G_4D = G_(4+n)D / V_n (effective 4D gravitational constant, V_n = volume of compact dimensions)
M_Planck² = M_*^(2+n) × R^n (ADD relation for n large extra dimensions of size R)
m_hierarchy = m_Planck × exp(-k × r_c × π) (Randall-Sundrum warped hierarchy)

Our Universe as a Surface

One of string theory's most provocative ideas is that our entire observable universe — everything we see, touch, and measure — exists on the surface of a higher-dimensional membrane, or "brane," floating in a vast bulk space with additional dimensions. Matter particles and the forces of the Standard Model are confined to this brane like ink on a sheet of paper, while gravity, uniquely among the forces, can propagate into the full higher-dimensional bulk.

Solving the Hierarchy Problem

Physics has long been haunted by the hierarchy problem: why is gravity roughly 10³² times weaker than electromagnetism? Brane-world scenarios offer a geometric answer. In the ADD (Arkani-Hamed, Dimopoulos, Dvali) model, gravity appears weak because it spreads into large extra dimensions, diluting its strength on our brane. In the Randall-Sundrum model, a warped extra dimension creates an exponential ratio between energy scales on two branes, naturally generating the observed hierarchy without fine-tuning.

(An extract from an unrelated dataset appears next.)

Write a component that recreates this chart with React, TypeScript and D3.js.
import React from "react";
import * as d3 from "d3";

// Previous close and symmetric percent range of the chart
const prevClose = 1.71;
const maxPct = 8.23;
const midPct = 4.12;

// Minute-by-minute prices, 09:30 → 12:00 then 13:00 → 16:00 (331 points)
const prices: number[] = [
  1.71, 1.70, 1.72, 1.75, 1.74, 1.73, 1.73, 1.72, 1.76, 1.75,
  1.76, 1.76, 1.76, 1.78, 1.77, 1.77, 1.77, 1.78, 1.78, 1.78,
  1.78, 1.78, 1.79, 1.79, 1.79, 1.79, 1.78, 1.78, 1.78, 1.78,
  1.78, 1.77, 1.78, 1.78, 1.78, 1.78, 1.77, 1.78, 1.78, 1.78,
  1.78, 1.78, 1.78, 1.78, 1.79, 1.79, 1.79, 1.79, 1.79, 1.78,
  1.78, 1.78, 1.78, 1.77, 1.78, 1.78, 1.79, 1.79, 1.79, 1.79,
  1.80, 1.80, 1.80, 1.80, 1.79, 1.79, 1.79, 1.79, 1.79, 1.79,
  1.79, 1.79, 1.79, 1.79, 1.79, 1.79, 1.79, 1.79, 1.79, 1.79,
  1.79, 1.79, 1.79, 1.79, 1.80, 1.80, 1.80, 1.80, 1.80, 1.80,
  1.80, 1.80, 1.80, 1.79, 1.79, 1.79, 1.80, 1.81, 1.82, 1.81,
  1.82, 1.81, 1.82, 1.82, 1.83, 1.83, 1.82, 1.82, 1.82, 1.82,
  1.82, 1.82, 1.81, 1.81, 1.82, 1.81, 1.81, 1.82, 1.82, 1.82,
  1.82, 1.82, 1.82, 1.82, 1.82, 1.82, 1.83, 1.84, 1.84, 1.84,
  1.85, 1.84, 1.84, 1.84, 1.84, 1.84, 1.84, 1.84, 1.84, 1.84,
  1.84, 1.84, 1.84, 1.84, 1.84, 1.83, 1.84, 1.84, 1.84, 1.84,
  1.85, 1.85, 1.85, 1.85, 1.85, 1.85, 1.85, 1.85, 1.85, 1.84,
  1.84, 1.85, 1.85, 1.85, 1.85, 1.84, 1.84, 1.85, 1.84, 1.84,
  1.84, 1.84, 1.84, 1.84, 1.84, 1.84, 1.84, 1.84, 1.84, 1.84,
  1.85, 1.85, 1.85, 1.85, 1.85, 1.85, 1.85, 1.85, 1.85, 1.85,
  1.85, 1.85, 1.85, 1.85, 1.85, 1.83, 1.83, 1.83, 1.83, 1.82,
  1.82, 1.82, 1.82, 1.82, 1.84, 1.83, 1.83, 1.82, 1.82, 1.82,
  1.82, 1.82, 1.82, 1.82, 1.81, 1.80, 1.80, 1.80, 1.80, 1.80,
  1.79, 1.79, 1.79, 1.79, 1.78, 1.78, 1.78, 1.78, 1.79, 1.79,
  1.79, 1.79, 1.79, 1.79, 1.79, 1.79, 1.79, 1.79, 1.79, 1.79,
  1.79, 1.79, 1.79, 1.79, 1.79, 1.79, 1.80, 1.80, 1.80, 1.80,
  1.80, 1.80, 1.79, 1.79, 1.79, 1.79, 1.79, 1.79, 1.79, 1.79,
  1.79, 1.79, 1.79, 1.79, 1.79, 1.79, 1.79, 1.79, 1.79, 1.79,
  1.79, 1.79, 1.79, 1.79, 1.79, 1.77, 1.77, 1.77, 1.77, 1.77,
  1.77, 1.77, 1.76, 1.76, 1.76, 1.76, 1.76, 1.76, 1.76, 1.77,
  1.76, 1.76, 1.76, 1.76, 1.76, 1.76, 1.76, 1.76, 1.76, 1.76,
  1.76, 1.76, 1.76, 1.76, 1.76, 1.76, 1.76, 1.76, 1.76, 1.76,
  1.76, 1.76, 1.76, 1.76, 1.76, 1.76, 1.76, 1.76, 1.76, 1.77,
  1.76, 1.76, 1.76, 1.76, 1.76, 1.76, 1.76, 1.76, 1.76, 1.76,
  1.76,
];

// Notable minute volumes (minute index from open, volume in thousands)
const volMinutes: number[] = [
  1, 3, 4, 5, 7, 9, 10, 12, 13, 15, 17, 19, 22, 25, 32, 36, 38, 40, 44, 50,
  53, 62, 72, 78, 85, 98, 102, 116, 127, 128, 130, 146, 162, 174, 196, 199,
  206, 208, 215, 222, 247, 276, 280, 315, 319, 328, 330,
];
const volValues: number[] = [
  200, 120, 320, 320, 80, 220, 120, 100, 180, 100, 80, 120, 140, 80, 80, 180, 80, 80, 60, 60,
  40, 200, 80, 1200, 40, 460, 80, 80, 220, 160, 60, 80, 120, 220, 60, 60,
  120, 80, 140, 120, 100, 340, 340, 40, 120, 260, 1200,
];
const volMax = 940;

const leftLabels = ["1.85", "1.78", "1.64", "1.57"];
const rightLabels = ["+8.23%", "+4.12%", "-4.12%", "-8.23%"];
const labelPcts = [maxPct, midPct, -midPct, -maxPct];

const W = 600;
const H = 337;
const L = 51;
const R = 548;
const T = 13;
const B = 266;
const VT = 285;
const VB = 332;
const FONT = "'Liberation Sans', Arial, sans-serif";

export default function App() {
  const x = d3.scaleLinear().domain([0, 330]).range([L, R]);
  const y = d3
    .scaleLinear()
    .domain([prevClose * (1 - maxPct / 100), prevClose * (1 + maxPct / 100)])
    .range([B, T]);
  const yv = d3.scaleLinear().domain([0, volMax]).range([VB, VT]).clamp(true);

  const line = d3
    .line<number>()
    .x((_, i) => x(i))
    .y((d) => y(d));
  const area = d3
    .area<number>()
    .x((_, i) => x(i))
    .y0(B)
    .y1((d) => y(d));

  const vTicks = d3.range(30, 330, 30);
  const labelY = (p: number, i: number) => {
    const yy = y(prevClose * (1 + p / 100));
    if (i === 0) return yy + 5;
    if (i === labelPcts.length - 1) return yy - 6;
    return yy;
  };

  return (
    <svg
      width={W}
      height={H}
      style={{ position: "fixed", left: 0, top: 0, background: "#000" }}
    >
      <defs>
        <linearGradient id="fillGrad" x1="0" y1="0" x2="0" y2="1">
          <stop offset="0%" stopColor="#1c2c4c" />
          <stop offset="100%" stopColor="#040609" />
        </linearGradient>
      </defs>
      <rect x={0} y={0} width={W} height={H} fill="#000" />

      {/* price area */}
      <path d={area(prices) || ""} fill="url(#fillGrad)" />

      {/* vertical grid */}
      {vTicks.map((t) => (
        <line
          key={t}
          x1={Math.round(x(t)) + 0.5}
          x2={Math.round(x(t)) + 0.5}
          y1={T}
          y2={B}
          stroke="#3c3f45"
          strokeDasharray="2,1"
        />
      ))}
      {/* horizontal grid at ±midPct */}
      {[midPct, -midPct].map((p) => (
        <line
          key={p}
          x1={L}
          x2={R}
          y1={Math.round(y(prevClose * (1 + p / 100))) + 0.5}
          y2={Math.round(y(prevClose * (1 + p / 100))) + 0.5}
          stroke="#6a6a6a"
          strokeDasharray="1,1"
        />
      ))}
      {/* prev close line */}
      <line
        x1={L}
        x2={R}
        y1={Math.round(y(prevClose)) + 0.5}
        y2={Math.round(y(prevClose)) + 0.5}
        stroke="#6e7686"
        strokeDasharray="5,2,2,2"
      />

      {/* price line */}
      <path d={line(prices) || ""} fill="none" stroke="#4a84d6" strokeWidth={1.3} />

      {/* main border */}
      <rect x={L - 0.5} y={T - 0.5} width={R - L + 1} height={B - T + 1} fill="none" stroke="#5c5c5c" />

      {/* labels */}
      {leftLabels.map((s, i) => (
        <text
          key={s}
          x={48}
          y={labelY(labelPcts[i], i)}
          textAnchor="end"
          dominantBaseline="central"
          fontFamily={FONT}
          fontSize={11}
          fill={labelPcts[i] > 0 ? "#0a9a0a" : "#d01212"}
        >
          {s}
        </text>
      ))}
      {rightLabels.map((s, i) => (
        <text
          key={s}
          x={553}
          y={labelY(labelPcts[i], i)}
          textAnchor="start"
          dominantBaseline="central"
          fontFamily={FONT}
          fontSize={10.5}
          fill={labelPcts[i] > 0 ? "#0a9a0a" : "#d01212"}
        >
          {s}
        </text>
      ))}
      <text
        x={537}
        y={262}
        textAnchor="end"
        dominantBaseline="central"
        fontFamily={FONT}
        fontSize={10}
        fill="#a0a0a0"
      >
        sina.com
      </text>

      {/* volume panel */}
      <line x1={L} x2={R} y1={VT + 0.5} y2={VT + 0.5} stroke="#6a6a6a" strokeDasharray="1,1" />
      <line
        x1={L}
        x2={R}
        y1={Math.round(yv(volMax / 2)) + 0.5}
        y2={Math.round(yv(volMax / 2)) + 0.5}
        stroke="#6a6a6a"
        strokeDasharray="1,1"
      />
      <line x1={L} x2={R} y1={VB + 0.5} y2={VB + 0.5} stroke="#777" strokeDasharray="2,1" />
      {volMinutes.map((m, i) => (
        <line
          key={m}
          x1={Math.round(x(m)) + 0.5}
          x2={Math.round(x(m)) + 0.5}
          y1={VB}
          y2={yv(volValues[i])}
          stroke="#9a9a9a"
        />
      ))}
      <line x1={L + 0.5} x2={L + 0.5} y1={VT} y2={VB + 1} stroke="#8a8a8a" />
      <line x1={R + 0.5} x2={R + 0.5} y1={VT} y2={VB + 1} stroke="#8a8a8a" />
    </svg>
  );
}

Gravity Leaking into the Bulk

The key observable consequence of brane worlds is modified gravity at short distances. If extra dimensions have a size R, Newton's inverse-square law transitions to an inverse-(2+n) law at distances smaller than R. Tabletop experiments testing gravity at sub-millimeter scales have pushed the size of possible extra dimensions below about 37 micrometers for two extra dimensions. The LHC searches for Kaluza-Klein graviton towers — heavier copies of the graviton with momentum in the extra dimensions — provide complementary constraints.

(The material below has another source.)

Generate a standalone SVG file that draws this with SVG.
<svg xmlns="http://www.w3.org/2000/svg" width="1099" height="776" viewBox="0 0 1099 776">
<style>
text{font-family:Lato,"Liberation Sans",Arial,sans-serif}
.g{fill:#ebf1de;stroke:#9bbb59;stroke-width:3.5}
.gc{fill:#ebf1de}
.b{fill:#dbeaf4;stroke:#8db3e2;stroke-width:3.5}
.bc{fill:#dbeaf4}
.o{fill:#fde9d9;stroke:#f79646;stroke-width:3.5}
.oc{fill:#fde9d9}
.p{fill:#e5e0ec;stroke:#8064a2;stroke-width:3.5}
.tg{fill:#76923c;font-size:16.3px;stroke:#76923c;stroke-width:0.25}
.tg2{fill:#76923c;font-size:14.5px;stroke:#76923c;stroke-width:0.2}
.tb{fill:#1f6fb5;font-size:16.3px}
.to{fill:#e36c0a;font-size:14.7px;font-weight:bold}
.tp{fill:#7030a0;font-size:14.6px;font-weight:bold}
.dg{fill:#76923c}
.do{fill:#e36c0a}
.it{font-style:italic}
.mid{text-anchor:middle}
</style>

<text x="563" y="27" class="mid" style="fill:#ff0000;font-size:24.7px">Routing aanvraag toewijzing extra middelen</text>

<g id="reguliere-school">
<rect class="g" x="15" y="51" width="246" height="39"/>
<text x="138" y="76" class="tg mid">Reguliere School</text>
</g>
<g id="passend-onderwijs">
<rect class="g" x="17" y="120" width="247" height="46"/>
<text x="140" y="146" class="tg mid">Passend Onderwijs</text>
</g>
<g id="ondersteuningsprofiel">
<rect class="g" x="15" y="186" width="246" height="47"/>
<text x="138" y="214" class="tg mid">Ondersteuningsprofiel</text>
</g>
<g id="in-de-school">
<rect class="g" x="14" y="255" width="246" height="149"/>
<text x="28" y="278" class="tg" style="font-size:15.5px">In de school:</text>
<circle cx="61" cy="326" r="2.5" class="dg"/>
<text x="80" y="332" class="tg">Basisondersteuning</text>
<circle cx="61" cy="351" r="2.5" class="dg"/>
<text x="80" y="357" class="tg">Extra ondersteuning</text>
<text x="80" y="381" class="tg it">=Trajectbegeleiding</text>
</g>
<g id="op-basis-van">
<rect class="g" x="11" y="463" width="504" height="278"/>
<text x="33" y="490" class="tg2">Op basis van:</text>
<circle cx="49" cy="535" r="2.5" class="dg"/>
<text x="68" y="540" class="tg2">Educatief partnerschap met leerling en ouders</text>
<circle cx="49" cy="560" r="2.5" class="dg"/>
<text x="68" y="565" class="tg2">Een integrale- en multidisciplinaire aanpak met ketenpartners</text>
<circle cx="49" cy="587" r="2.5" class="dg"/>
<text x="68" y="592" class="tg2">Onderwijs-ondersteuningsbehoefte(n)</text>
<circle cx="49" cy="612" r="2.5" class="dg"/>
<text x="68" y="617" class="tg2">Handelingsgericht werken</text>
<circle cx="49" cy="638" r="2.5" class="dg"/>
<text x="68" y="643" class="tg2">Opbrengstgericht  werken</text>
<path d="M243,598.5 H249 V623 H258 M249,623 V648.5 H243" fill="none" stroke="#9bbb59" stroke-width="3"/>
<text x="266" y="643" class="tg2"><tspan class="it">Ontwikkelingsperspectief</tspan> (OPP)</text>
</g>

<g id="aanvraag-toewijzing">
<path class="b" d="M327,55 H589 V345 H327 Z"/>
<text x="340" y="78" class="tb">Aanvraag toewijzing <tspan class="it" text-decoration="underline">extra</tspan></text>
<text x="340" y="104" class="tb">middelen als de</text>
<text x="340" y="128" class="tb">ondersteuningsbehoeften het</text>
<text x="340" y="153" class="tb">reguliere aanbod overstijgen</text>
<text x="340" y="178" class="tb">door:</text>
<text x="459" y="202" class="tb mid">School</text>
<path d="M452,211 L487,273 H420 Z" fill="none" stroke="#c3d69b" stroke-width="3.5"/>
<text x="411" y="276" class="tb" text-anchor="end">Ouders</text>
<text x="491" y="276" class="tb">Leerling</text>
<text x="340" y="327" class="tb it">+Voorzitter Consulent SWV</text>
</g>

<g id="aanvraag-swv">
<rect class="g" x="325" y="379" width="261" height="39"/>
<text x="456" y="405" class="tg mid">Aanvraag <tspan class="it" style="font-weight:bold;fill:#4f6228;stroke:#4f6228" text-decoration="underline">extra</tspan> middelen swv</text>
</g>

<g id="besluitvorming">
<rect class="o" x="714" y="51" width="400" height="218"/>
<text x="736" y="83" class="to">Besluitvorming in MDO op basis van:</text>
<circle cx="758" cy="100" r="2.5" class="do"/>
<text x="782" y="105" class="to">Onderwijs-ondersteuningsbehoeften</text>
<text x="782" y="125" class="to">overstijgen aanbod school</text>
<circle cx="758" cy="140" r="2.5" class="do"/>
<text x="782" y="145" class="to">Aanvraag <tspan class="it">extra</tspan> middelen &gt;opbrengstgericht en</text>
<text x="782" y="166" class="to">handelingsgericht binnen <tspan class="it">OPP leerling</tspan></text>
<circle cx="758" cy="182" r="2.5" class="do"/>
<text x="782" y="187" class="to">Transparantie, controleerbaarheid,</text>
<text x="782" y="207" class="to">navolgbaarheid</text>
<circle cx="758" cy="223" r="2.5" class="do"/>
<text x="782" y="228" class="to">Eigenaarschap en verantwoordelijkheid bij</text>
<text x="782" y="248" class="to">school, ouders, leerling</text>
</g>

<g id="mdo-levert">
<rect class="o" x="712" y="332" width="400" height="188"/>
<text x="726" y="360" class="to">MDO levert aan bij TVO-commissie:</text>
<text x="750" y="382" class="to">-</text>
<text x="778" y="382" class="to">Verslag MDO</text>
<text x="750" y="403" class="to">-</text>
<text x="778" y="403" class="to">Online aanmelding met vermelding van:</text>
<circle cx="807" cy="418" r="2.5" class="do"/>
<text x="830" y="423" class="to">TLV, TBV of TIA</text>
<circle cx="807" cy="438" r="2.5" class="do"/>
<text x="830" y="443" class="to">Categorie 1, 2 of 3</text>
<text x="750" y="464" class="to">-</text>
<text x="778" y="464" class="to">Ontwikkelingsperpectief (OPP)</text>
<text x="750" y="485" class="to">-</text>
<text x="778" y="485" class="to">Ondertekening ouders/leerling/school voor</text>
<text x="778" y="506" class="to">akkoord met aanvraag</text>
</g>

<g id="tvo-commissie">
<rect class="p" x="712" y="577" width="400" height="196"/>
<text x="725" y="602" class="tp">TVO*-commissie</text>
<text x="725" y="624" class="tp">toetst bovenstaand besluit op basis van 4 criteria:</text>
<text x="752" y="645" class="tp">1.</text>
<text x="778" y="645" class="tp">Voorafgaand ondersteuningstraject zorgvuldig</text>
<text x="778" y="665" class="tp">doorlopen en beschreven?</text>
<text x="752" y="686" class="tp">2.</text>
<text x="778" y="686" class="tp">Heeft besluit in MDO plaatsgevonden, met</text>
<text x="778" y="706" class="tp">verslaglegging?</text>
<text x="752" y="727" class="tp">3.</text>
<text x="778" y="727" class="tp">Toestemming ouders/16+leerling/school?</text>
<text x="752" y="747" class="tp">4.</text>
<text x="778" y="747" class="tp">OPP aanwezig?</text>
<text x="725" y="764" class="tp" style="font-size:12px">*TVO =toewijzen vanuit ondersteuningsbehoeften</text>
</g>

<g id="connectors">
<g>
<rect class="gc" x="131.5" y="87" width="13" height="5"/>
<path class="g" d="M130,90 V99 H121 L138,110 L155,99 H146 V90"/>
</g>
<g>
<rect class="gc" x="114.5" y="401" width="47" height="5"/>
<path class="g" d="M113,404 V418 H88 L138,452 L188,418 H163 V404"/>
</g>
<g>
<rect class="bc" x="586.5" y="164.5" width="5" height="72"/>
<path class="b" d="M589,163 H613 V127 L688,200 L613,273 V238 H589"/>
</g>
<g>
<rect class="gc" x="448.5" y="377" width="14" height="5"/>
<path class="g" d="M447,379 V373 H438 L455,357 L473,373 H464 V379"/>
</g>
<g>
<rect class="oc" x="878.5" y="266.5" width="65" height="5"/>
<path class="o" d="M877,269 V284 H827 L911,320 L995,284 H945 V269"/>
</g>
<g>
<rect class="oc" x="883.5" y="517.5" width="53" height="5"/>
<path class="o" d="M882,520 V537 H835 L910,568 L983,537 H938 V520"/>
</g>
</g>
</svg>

Colliding Branes and Cosmology

Brane-world cosmology offers alternatives to standard inflationary models. The ekpyrotic scenario proposes that the Big Bang resulted from the collision of two branes in the bulk. As branes approach and collide, the impact converts kinetic energy into the hot, dense plasma of the early universe. This model predicts subtly different patterns in the cosmic microwave background compared to inflation, offering a potential observational test.

FAQ

What is a brane in string theory?

A brane (short for membrane) is an extended object in string theory. A 0-brane is a point, a 1-brane is a string, a 2-brane is a membrane, and so on. Our observable universe may be a 3-brane — a 3-dimensional surface embedded in a higher-dimensional bulk space, with matter and forces confined to this surface while gravity can propagate through all dimensions.

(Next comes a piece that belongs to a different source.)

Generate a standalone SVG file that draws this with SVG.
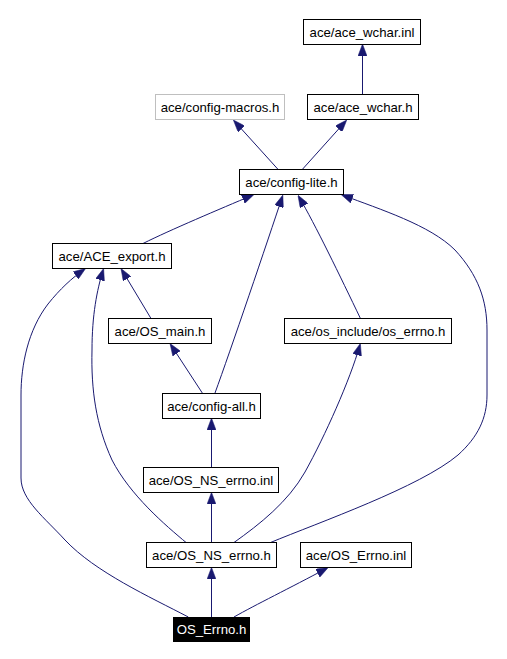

How do brane worlds explain the weakness of gravity?

In the brane-world scenario, gravity appears weak because it spreads into the extra bulk dimensions, diluting its strength on our brane. Other forces (electromagnetic, strong, weak) are confined to the brane and maintain their full strength. This geometric dilution can explain the 10¹⁶ hierarchy between the Planck and electroweak scales.

What is the Randall-Sundrum model?

The Randall-Sundrum model proposes two 3-branes bounding a slice of 5-dimensional anti-de Sitter space. The warped geometry between the branes creates an exponential hierarchy: energy scales on one brane are exponentially redshifted relative to the other, naturally explaining why the Higgs mass is so much smaller than the Planck mass.

Can brane worlds be tested experimentally?

Brane-world models predict deviations from Newton's inverse-square law at sub-millimeter distances, production of Kaluza-Klein graviton excitations at the LHC, and potential missing-energy signatures from gravitons escaping into the bulk. Current experiments constrain but have not ruled out large extra dimension scenarios.